(Figure scripts)
****
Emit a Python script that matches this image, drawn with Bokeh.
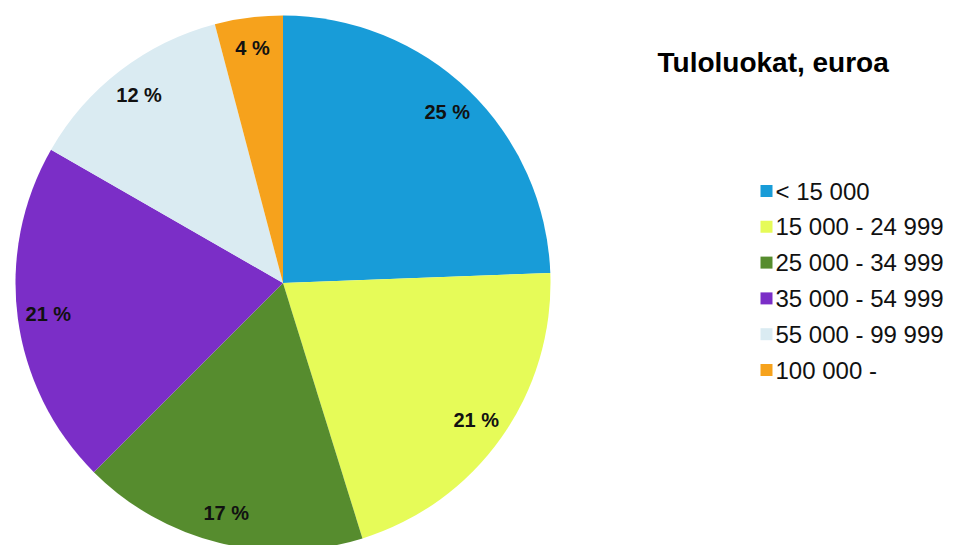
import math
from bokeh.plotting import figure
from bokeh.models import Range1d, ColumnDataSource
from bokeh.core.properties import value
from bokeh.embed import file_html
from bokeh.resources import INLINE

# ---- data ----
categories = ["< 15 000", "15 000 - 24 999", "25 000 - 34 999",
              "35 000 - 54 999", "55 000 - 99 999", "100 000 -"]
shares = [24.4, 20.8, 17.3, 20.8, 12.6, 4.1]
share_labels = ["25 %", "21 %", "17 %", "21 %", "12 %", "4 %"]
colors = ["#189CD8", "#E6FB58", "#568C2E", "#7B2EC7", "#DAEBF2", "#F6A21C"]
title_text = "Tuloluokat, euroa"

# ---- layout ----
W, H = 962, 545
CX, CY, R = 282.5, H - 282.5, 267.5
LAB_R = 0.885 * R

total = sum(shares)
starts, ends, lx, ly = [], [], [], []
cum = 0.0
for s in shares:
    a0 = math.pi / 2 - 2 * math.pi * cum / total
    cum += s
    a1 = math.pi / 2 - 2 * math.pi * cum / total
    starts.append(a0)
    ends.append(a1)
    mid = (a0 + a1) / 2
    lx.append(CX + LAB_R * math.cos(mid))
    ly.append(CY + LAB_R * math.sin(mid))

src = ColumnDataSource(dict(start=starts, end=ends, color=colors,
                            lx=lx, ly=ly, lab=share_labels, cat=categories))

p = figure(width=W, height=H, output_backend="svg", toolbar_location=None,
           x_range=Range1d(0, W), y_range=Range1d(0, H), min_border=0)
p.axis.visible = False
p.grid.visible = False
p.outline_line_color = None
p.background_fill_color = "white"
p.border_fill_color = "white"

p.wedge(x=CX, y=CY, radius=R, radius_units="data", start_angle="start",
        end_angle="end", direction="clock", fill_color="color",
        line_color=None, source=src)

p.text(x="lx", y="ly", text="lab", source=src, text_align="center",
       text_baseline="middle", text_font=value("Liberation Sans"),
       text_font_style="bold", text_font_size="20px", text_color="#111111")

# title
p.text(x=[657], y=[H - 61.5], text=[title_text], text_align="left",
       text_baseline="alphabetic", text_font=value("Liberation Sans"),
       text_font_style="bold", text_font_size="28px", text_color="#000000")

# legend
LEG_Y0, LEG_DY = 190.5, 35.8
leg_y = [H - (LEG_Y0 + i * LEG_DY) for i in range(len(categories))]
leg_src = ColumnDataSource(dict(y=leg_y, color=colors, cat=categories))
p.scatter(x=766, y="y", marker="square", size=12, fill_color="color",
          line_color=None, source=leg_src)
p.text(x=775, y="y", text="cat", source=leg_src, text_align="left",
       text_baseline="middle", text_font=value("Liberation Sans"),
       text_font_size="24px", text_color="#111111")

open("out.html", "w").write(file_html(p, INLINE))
****
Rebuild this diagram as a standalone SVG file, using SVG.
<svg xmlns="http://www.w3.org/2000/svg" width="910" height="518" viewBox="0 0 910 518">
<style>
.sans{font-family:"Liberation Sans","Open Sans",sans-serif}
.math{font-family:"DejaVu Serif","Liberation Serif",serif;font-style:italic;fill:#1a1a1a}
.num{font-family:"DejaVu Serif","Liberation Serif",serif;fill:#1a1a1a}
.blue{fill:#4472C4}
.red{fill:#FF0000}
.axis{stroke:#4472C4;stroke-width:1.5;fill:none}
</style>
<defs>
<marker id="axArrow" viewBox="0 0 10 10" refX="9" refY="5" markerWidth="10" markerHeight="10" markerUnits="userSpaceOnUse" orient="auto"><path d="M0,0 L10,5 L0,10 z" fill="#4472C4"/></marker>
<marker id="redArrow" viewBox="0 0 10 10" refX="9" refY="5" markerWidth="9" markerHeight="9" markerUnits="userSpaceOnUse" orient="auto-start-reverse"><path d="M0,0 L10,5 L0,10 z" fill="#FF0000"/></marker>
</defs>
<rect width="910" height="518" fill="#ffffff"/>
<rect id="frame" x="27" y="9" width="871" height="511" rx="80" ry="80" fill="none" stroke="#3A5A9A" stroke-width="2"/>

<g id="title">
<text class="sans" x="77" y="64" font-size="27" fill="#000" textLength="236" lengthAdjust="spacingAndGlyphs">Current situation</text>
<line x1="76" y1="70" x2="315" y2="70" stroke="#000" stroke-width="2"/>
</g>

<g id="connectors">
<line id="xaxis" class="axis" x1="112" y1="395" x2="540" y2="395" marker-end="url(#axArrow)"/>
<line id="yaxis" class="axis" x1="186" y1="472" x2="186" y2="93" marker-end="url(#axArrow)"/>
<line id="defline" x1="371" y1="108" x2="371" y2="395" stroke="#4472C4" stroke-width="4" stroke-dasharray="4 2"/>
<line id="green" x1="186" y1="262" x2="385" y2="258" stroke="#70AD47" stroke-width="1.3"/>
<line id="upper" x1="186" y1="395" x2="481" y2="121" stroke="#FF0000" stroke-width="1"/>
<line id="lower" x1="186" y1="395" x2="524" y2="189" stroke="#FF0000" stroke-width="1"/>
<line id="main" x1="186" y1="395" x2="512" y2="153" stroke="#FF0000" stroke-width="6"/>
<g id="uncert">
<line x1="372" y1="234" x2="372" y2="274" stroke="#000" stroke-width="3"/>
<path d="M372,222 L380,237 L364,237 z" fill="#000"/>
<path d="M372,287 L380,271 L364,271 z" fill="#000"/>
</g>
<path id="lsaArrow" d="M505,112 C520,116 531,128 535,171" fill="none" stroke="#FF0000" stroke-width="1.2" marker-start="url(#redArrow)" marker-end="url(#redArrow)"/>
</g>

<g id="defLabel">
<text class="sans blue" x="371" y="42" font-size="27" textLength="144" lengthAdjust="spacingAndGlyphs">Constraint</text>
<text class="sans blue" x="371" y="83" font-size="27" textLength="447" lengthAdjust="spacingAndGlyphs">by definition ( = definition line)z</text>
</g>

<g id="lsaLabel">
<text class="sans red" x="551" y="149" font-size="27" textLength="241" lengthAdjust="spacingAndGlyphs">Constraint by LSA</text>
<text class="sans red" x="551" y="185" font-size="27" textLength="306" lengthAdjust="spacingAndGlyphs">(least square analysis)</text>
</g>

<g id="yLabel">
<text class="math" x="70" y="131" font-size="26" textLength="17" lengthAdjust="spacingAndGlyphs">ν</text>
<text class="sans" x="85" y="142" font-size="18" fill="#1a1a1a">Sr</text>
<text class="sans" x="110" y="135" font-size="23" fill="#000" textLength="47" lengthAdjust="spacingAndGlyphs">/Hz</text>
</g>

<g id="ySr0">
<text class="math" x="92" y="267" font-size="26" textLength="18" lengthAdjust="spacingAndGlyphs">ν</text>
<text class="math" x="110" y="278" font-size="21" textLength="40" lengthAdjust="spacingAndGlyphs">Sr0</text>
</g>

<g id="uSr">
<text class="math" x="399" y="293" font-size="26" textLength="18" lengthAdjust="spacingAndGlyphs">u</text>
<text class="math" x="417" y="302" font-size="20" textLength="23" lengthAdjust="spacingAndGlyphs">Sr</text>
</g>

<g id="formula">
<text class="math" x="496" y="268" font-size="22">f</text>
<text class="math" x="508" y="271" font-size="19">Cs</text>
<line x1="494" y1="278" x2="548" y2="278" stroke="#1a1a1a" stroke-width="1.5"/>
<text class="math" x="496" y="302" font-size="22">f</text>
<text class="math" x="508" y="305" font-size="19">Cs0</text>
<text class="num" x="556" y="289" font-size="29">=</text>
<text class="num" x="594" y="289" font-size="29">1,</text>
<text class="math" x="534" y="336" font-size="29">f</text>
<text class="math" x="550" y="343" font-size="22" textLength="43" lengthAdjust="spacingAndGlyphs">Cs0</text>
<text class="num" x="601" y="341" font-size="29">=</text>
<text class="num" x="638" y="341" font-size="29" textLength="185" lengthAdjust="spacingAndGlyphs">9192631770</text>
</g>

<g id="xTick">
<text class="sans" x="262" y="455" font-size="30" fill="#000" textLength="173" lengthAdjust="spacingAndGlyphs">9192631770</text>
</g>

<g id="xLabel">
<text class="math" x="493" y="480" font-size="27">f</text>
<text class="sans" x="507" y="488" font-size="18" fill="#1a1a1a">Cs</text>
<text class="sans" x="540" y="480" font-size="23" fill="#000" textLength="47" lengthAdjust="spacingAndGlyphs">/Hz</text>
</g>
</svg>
****
- _OBJECTIVE_
Output exactly the lines above, from the line with "Emit a Python" to the line with "from bokeh.resources import INLINE", both included; skip the pictures.

- _TASK ANSWER_
Emit a Python script that matches this image, drawn with Bokeh.
import math
from bokeh.plotting import figure
from bokeh.models import Range1d, ColumnDataSource
from bokeh.core.properties import value
from bokeh.embed import file_html
from bokeh.resources import INLINE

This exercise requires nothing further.